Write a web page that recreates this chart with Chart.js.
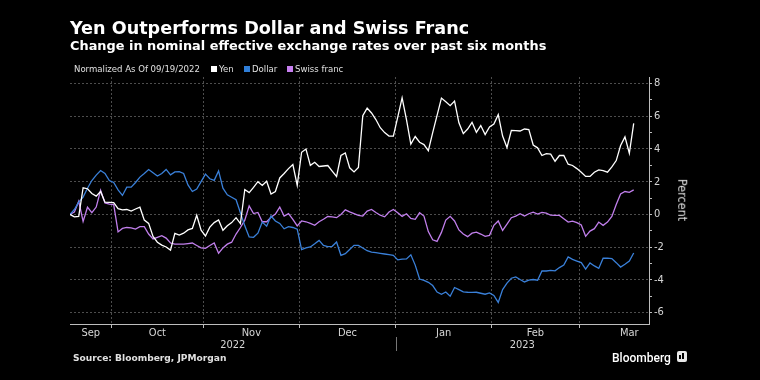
<!DOCTYPE html>
<html>
<head>
<meta charset="utf-8">
<script src="https://cdn.jsdelivr.net/npm/chart.js@4.4.1/dist/chart.umd.min.js"></script>
<style>
  html, body { margin: 0; padding: 0; background: #000; }
  #wrap { position: relative; width: 760px; height: 380px; background: #000; overflow: hidden;
          font-family: "DejaVu Sans", sans-serif; color: #fff; }
  #chart { position: absolute; left: 0; top: 0; }
  .abs { position: absolute; white-space: nowrap; line-height: 1; }
  .title { left: 70px; top: 20px; font-size: 17.6px; font-weight: bold; }
  .subtitle { left: 70px; top: 40px; font-size: 12.9px; font-weight: bold; }
  .leg { top: 63.5px; font-family: "DejaVu Sans Condensed", "Liberation Sans Narrow", "DejaVu Sans", sans-serif;
         font-size: 9.5px; color: #e0e0e0; }
  .sw { position: absolute; top: 66px; width: 6px; height: 6px; }
  .percent { left: 682px; top: 200px; transform: translate(-50%, -50%) rotate(90deg);
             font-family: "DejaVu Sans Condensed", "Liberation Sans Narrow", "DejaVu Sans", sans-serif;
             font-size: 12.5px; color: #e0e0e0; }
  .source { left: 73px; top: 354px; font-size: 9.1px; font-weight: bold; color: #e0e0e0; }
  .logo { left: 612px; top: 351.5px; font-family: Roboto, "DejaVu Sans", sans-serif; font-size: 12px; font-weight: 500; }
  .icon { position: absolute; left: 677px; top: 351px; width: 10px; height: 11px; background: #e8e8e8; border-radius: 2px; }
  .icon i { position: absolute; bottom: 3px; width: 2px; background: #000; }
</style>
</head>
<body>
<div id="wrap">
  <canvas id="chart" width="760" height="380"></canvas>
  <div class="abs title">Yen Outperforms Dollar and Swiss Franc</div>
  <div class="abs subtitle">Change in nominal effective exchange rates over past six months</div>
  <div class="abs leg" style="left:74px">Normalized As Of 09/19/2022</div>
  <span class="sw" style="left:211px;background:#ffffff"></span>
  <div class="abs leg" style="left:219px">Yen</div>
  <span class="sw" style="left:244px;background:#2f7ed8"></span>
  <div class="abs leg" style="left:252px">Dollar</div>
  <span class="sw" style="left:287px;background:#c77ff0"></span>
  <div class="abs leg" style="left:295px">Swiss franc</div>
  <div class="abs percent">Percent</div>
  <div class="abs source">Source: Bloomberg, JPMorgan</div>
  <div class="abs logo">Bloomberg</div>
  <span class="icon"><i style="left:2px;height:4px"></i><i style="left:5px;height:6px"></i></span>
</div>
<script>
// trading days since 09/19/2022 (x = day number)
const yen = [
  0.0, -0.15, -0.12, 1.63, 1.57, 1.28, 1.12, 1.4, 0.75, 0.74,
  0.72, 0.35, 0.28, 0.3, 0.2, 0.33, 0.44, -0.35, -0.55, -1.35,
  -1.7, -1.88, -1.99, -2.18, -1.16, -1.26, -1.15, -0.95, -0.86, -0.05,
  -0.96, -1.32, -0.78, -0.5, -0.34, -0.97, -0.7, -0.5, -0.2, -0.56,
  1.52, 1.33, 1.65, 2.0, 1.77, 2.03, 1.25, 1.4, 2.23, 2.5,
  2.8, 3.05, 1.77, 3.8, 4.0, 3.0, 3.19, 2.93, 2.96, 2.99,
  2.65, 2.32, 3.6, 3.76, 2.85, 2.6, 2.87, 6.04, 6.5, 6.2,
  5.8, 5.3, 5.0, 4.79, 4.79, 5.95, 7.13, 5.8, 4.3, 4.76,
  4.41, 4.27, 3.9, 5.0, 6.05, 7.11, 6.88, 6.65, 6.93, 5.6,
  4.94, 5.22, 5.63, 5.02, 5.43, 4.88, 5.35, 5.53, 6.1, 4.79,
  4.09, 5.14, 5.12, 5.1, 5.22, 5.19, 4.24, 4.07, 3.6, 3.72,
  3.68, 3.25, 3.6, 3.6, 3.07, 2.99, 2.8, 2.58, 2.32, 2.32,
  2.58, 2.72, 2.68, 2.58, 2.9, 3.29, 4.21, 4.74, 3.74, 5.57
];
const dollar = [
  0.0, 0.3, 0.75, 1.06, 1.6, 2.07, 2.4, 2.68, 2.5, 2.07,
  1.95, 1.5, 1.16, 1.67, 1.67, 1.95, 2.28, 2.5, 2.74, 2.55,
  2.35, 2.5, 2.75, 2.42, 2.6, 2.62, 2.5, 1.8, 1.4, 1.55,
  2.0, 2.46, 2.18, 2.08, 2.66, 1.6, 1.2, 1.05, 0.9, 0.1,
  -0.7, -1.38, -1.4, -1.15, -0.47, -0.72, -0.1, -0.4, -0.55, -0.88,
  -0.75, -0.8, -0.9, -2.15, -2.05, -1.99, -1.8, -1.59, -1.9, -1.97,
  -1.95, -1.69, -2.5, -2.4, -2.15, -1.89, -1.89, -2.05, -2.22, -2.3,
  -2.34, -2.38, -2.42, -2.46, -2.5, -2.78, -2.74, -2.72, -2.47, -3.1,
  -3.95, -4.03, -4.15, -4.35, -4.75, -4.88, -4.74, -5.0, -4.47, -4.6,
  -4.74, -4.76, -4.77, -4.76, -4.82, -4.88, -4.8, -4.95, -5.38, -4.6,
  -4.2, -3.9, -3.82, -3.98, -4.13, -4.02, -3.98, -4.02, -3.46, -3.46,
  -3.42, -3.45, -3.25, -3.1, -2.6, -2.75, -2.85, -2.95, -3.35, -2.97,
  -3.15, -3.3, -2.68, -2.67, -2.7, -2.95, -3.22, -3.05, -2.85, -2.36
];
const swissFranc = [
  0.0, 0.14, 0.8, -0.43, 0.44, 0.1, 0.45, 1.47, 0.7, 0.63,
  0.6, -1.07, -0.86, -0.8, -0.82, -0.9, -0.75, -0.75, -1.2, -1.5,
  -1.4, -1.3, -1.45, -1.75, -1.82, -1.82, -1.82, -1.78, -1.75, -1.9,
  -2.05, -2.07, -1.9, -1.75, -2.37, -2.05, -1.82, -1.7, -1.2, -0.8,
  -0.35, 0.52, 0.05, 0.12, -0.45, -0.45, -0.18, 0.02, 0.45, -0.1,
  0.05, -0.3, -0.7, -0.4, -0.45, -0.55, -0.67, -0.45, -0.3, -0.13,
  -0.15, -0.2, 0.0, 0.28, 0.15, 0.05, -0.06, -0.1, 0.2, 0.3,
  0.12, -0.05, -0.15, 0.15, 0.3, 0.1, -0.12, 0.04, -0.25, -0.3,
  0.1, -0.1, -1.05, -1.55, -1.65, -1.1, -0.35, -0.12, -0.4, -0.95,
  -1.2, -1.36, -1.15, -1.08, -1.2, -1.34, -1.28, -0.67, -0.4, -0.98,
  -0.6, -0.2, -0.1, 0.04, -0.1, 0.04, 0.14, 0.02, 0.12, 0.08,
  -0.05, -0.06, -0.06, -0.26, -0.47, -0.41, -0.5, -0.65, -1.34, -1.02,
  -0.87, -0.47, -0.67, -0.47, -0.12, 0.6, 1.25, 1.4, 1.35, 1.5
];

// axis labels
const monthLabels = ['Sep', 'Oct', 'Nov', 'Dec', 'Jan', 'Feb', 'Mar'];
const monthStarts = [-12.5, 9.5, 30.5, 52.5, 74.5, 96.5, 116.5, 139.5]; // trading day where each month begins
const yearLabels = ['2022', '2023'];
const yearStarts = [0, 74.5];
const yTicks = [-6, -5, -4, -3, -2, -1, 0, 1, 2, 3, 4, 5, 6, 7, 8];
const xMax = 132.5;
const yMin = -6.7, yMax = 8.4;

const tickFont = '"DejaVu Sans Condensed", "Liberation Sans Narrow", "DejaVu Sans", sans-serif';
const gridColor = '#4d4d4d';
const axisColor = '#bdbdbd';

// x ticks: month boundaries (grid only), month names and years (text only)
const boundaries = monthStarts.slice(1, 7);
let xTickList = [];
boundaries.forEach(v => xTickList.push({ value: v, label: '' }));
monthLabels.forEach((m, i) => {
  const from = Math.max(monthStarts[i], 0);
  xTickList.push({ value: (from + monthStarts[i + 1]) / 2, label: m });
});
yearLabels.forEach((y, i) => {
  const to = i + 1 < yearStarts.length ? yearStarts[i + 1] : xMax;
  xTickList.push({ value: (yearStarts[i] + to) / 2, label: ['', y] });
});
xTickList.sort((a, b) => a.value - b.value);

const isBoundary = v => boundaries.indexOf(v) !== -1;

function toPoints(arr) {
  return arr.map((v, i) => ({ x: i, y: v }));
}

// short line between the two year labels
const yearDivider = {
  id: 'yearDivider',
  afterDraw(chart) {
    const ctx = chart.ctx;
    const x = Math.round(chart.scales.x.getPixelForValue(yearStarts[1])) + 0.5;
    ctx.save();
    ctx.strokeStyle = '#777';
    ctx.lineWidth = 1;
    ctx.beginPath();
    ctx.moveTo(x, 337);
    ctx.lineTo(x, 351);
    ctx.stroke();
    ctx.restore();
  }
};

const ctx = document.getElementById('chart').getContext('2d');
const chart = new Chart(ctx, {
  type: 'line',
  data: {
    datasets: [
      { label: 'Yen', data: toPoints(yen), borderColor: '#ffffff', borderWidth: 1.3 },
      { label: 'Dollar', data: toPoints(dollar), borderColor: '#3a80d9', borderWidth: 1.3 },
      { label: 'Swiss franc', data: toPoints(swissFranc), borderColor: '#c17fec', borderWidth: 1.3 }
    ]
  },
  options: {
    responsive: false,
    animation: false,
    layout: { padding: { left: 70, top: 77, right: 0, bottom: 0 } },
    elements: { point: { radius: 0 }, line: { tension: 0 } },
    plugins: { legend: { display: false }, tooltip: { enabled: false } },
    scales: {
      x: {
        type: 'linear',
        min: 0,
        max: xMax,
        afterFit: s => { s.height = 56; },
        afterBuildTicks: s => { s.ticks = xTickList.map(t => ({ value: t.value })); },
        ticks: {
          autoSkip: false,
          maxRotation: 0,
          minRotation: 0,
          color: '#d6d6d6',
          padding: -1,
          font: { family: tickFont, size: 11, lineHeight: 1.12 },
          callback: (v, i) => xTickList[i].label
        },
        grid: {
          color: c => (c.tick && isBoundary(c.tick.value)) ? gridColor : 'rgba(0,0,0,0)',
          tickColor: c => (c.tick && isBoundary(c.tick.value)) ? axisColor : 'rgba(0,0,0,0)',
          tickLength: 4,
          lineWidth: 1
        },
        border: { color: axisColor, width: 1, dash: [2, 2] }
      },
      y: {
        position: 'right',
        min: yMin,
        max: yMax,
        afterFit: s => { s.width = 111; },
        afterBuildTicks: s => { s.ticks = yTicks.map(v => ({ value: v })); },
        ticks: {
          color: '#d6d6d6',
          padding: 2,
          font: { family: tickFont, size: 11 },
          callback: v => (v % 2 === 0 ? String(v) : '')
        },
        grid: {
          color: c => (c.tick && c.tick.value % 2 === 0) ? gridColor : 'rgba(0,0,0,0)',
          tickColor: axisColor,
          tickLength: 3,
          lineWidth: 1
        },
        border: { color: axisColor, width: 1, dash: [2, 2] }
      }
    }
  },
  plugins: [yearDivider]
});
</script>
</body>
</html>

Exercise requirements
Copy every line that includes the string "chart" from the material above.

The solution
Write a web page that recreates this chart with Chart.js.
<script src="https://cdn.jsdelivr.net/npm/chart.js@4.4.1/dist/chart.umd.min.js"></script>
  #chart { position: absolute; left: 0; top: 0; }
  <canvas id="chart" width="760" height="380"></canvas>
  afterDraw(chart) {
    const ctx = chart.ctx;
    const x = Math.round(chart.scales.x.getPixelForValue(yearStarts[1])) + 0.5;
const ctx = document.getElementById('chart').getContext('2d');
const chart = new Chart(ctx, {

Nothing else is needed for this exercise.